═════ TASK MATERIAL ═════
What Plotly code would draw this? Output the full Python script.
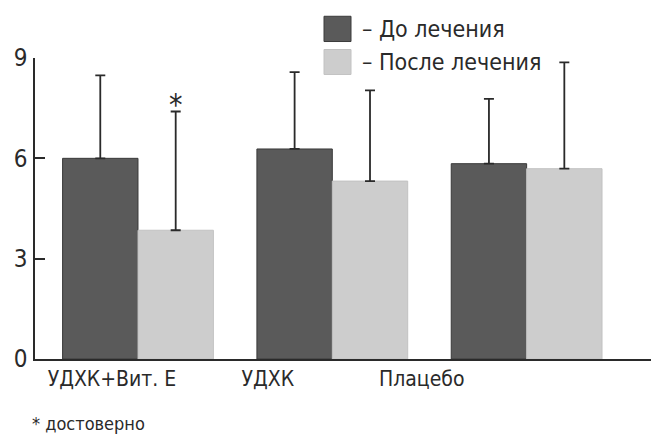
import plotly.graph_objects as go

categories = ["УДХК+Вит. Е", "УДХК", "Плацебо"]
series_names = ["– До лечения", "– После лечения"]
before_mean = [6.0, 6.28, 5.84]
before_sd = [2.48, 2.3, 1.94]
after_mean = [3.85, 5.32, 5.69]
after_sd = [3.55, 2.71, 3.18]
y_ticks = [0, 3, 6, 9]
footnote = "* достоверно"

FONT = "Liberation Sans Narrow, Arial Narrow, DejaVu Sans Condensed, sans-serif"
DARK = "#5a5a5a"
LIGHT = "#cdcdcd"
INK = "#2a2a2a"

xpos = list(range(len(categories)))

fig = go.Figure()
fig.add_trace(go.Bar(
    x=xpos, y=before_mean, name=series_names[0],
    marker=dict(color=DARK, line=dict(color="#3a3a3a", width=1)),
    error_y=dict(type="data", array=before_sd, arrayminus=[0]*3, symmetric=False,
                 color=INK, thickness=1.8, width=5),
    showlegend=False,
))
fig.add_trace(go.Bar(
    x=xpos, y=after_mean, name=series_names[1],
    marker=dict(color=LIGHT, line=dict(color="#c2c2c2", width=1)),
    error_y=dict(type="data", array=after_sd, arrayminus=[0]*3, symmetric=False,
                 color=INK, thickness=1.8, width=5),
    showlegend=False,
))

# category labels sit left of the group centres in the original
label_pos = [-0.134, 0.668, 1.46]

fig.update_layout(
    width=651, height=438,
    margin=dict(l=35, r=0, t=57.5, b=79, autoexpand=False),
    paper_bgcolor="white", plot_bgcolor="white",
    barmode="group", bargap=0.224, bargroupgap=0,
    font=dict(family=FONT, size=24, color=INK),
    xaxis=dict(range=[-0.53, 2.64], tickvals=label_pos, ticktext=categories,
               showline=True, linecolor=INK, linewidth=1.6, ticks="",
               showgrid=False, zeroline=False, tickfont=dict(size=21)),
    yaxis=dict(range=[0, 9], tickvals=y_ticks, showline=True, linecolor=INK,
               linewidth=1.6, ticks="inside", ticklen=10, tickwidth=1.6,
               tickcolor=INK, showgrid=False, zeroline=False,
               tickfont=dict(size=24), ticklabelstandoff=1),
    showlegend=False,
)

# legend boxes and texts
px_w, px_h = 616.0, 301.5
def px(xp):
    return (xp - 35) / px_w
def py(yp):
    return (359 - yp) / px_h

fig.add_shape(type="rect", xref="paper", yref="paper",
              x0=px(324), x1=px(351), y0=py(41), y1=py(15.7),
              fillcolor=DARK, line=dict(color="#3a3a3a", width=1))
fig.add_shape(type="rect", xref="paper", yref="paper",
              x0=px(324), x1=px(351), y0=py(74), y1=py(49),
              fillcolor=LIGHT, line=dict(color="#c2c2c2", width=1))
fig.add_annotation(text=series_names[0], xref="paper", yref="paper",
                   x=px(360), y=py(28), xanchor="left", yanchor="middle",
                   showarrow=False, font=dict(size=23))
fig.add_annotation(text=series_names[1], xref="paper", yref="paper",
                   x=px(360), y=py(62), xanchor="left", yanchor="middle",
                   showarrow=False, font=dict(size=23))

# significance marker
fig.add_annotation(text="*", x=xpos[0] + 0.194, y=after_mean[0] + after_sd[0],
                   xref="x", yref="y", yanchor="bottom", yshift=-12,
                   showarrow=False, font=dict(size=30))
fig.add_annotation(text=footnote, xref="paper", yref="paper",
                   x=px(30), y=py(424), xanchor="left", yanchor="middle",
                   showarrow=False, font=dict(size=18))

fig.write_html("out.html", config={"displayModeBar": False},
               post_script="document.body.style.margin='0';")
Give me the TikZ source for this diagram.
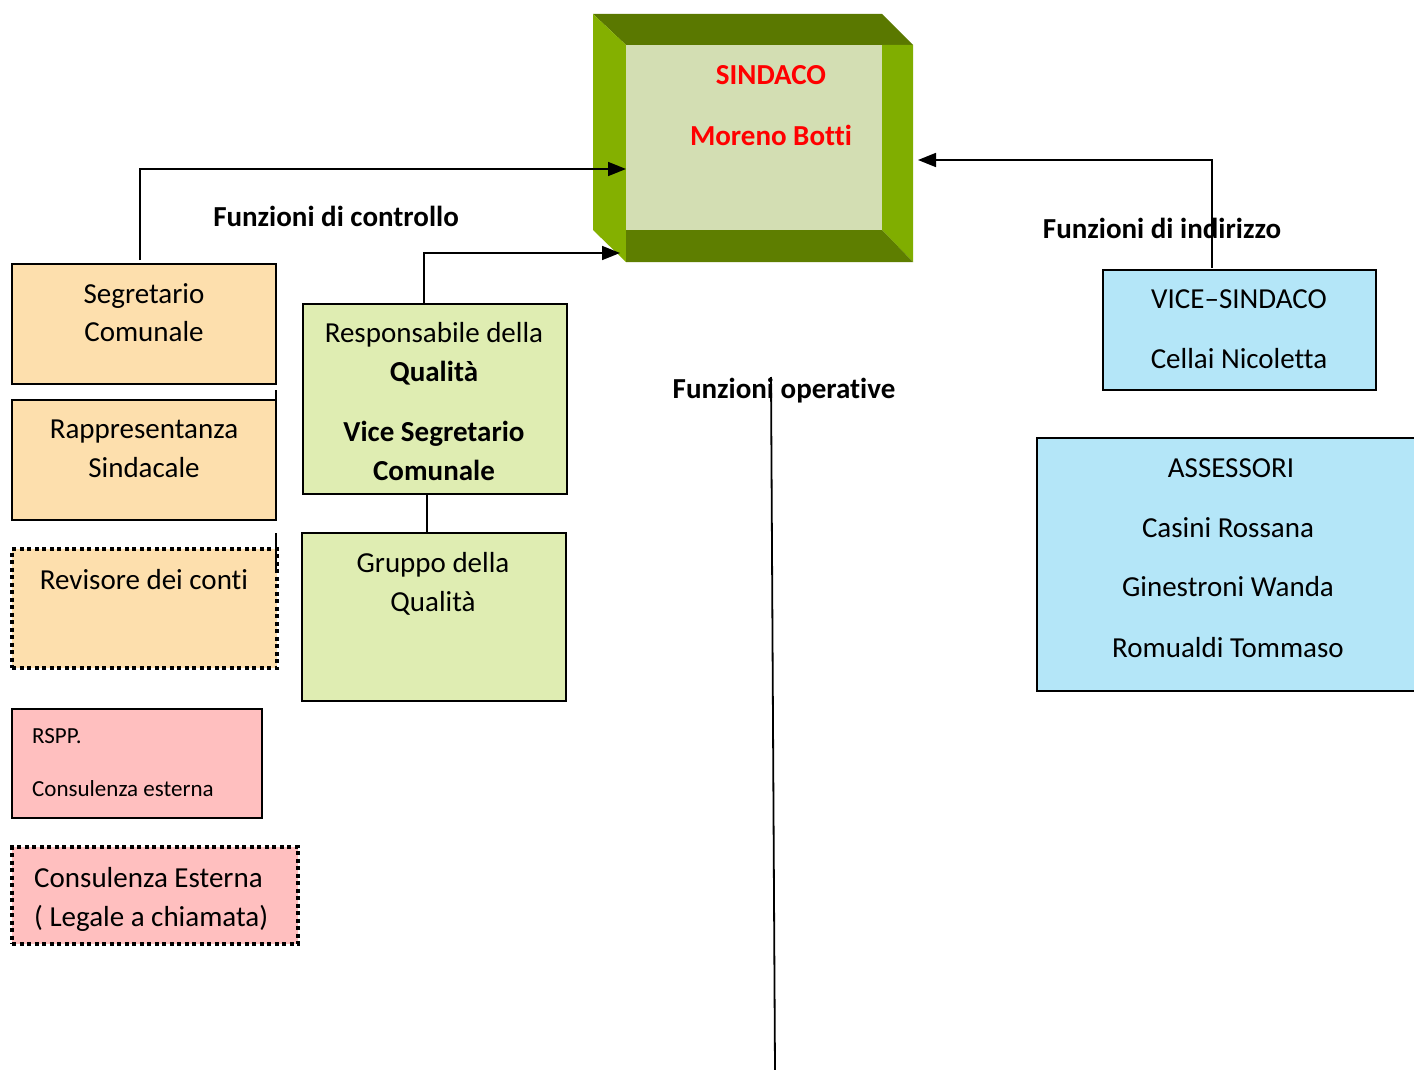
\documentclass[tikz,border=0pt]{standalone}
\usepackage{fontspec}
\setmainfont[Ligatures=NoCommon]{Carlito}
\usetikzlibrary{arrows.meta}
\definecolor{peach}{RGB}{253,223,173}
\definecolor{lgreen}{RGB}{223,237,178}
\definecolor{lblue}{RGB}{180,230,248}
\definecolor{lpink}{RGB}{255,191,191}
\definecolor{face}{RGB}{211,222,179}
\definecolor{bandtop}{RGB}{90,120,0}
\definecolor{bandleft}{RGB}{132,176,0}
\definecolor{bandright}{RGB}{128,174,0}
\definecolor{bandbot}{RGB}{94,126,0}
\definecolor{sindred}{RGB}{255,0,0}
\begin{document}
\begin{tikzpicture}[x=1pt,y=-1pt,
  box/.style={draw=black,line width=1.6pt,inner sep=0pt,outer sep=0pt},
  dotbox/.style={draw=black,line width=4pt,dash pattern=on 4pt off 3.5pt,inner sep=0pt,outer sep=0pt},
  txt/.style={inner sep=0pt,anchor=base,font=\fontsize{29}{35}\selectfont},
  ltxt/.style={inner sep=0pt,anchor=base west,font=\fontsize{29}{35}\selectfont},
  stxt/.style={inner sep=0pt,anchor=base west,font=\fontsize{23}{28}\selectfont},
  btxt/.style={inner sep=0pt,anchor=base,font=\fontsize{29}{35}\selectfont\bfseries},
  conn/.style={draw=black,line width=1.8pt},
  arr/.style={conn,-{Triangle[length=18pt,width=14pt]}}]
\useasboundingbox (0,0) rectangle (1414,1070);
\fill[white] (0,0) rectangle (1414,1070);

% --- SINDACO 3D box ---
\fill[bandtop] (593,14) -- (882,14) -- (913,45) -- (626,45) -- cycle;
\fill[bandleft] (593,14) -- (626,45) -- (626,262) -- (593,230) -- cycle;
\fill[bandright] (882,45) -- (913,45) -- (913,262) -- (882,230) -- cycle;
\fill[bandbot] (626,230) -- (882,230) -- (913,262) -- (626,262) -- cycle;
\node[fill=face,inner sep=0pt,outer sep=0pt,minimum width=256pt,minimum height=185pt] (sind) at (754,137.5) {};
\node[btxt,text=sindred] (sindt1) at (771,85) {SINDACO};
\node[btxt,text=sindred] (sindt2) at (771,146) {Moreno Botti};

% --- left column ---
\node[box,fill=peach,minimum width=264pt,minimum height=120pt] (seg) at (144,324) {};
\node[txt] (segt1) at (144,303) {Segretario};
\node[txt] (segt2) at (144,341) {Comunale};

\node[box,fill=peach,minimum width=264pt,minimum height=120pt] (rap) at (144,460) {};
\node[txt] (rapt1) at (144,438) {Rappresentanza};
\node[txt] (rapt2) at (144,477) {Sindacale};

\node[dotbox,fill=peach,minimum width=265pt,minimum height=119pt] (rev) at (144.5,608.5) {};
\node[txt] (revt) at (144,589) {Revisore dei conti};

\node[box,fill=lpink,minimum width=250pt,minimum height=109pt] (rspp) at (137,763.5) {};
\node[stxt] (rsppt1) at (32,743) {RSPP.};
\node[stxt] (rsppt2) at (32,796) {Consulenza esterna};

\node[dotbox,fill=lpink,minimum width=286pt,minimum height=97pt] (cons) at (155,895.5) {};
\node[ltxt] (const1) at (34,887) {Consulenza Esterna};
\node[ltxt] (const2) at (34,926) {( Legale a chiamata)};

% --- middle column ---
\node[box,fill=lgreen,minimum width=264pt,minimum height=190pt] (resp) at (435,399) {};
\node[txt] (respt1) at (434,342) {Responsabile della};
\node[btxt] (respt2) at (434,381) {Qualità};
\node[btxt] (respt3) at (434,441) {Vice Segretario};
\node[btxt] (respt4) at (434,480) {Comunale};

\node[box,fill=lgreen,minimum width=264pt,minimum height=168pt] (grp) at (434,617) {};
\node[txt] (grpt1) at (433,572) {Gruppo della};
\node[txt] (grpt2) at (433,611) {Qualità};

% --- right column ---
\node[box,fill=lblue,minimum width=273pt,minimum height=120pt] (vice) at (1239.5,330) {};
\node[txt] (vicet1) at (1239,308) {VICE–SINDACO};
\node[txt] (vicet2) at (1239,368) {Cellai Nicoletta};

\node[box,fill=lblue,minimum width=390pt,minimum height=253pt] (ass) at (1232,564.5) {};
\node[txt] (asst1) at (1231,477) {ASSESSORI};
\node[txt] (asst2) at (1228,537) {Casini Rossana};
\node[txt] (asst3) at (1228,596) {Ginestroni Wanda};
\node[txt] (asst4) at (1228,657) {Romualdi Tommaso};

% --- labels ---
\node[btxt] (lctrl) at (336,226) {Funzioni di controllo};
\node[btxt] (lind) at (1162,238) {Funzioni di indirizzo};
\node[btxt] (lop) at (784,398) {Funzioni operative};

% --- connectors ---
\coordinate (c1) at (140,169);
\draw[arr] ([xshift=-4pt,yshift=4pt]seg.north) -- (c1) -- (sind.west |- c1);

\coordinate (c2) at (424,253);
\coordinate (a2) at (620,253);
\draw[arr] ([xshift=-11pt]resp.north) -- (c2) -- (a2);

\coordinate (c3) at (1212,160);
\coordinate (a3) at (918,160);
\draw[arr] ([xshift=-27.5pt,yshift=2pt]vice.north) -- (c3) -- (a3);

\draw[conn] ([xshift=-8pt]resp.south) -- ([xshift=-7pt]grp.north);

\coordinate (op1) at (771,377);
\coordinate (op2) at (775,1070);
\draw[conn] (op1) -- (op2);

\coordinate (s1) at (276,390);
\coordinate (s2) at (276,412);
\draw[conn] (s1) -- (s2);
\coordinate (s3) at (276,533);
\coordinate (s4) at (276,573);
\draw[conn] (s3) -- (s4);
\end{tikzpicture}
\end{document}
═════
## WORK REQUIRED:
Take the lines from the start of the material to the line with "import plotly.graph_objects as go", both included, and transcribe them exactly without the pictures.

## ANSWER TO THIS EXERCISE:
What Plotly code would draw this? Output the full Python script.
import plotly.graph_objects as go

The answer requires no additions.